Jackson has now played Fury in 11 films across the popular Marvel Cinematic Universe superhero franchise, seldom getting the chance to evince anything resembling real human emotion. This scene in the train carriage sits in stark contrast to the usual Marvel tone, which traffics in glib quips and blandly economical story-driven dialogue. The change of pace works: we’re lured in. But then the anecdote is over. And it’s Mendelsohn’s time to speak. Within a matter of seconds, the scene accelerates into high gibberish, and the two men start yelling unconvincingly at each other about alien invasions and intergalactic conflict. Ah, well. It was nice while it lasted.

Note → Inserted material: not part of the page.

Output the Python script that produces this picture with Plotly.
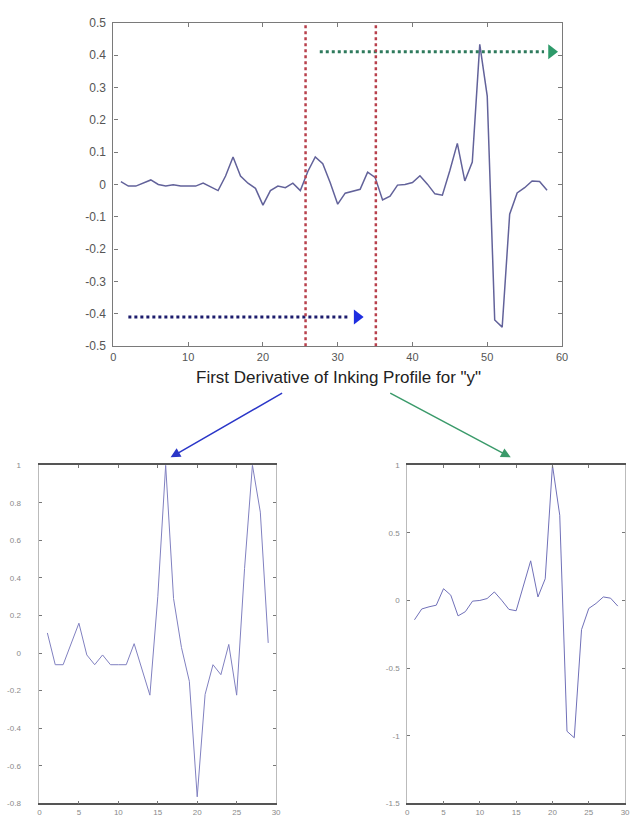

The scene is, in many ways, a microcosm of exactly what’s wrong with Secret Invasion as a whole. It is a series that was billed as a dark, down-to-earth spy drama that just happened to involve shape-shifting aliens. It’s an expensive, self-serious production with a big-name cast; alongside Jackson and Mendelsohn, the series stars Kingsley Ben-Adir, Emilia Clarke, Olivia Colman and Don Cheadle. More than anything, Secret Invasion wants to be taken seriously. And in flashes – such as Jackson’s careful monologue – it manages this. But for all its aspirations of grit and intrigue, Secret Invasion always lapses inevitably into a tenor of daffy supernatural melodrama. Director Ali Selim talked up the series’ heavyweight influences in an interview with Empire, saying the early episodes were striving for the vein of “classic espionage noir, like The Third Man”. Forget The Third Man – I’m not sure Secret Invasion manages to live up to the lofty dramatic peaks of Orson Welles’ frozen peas commercial.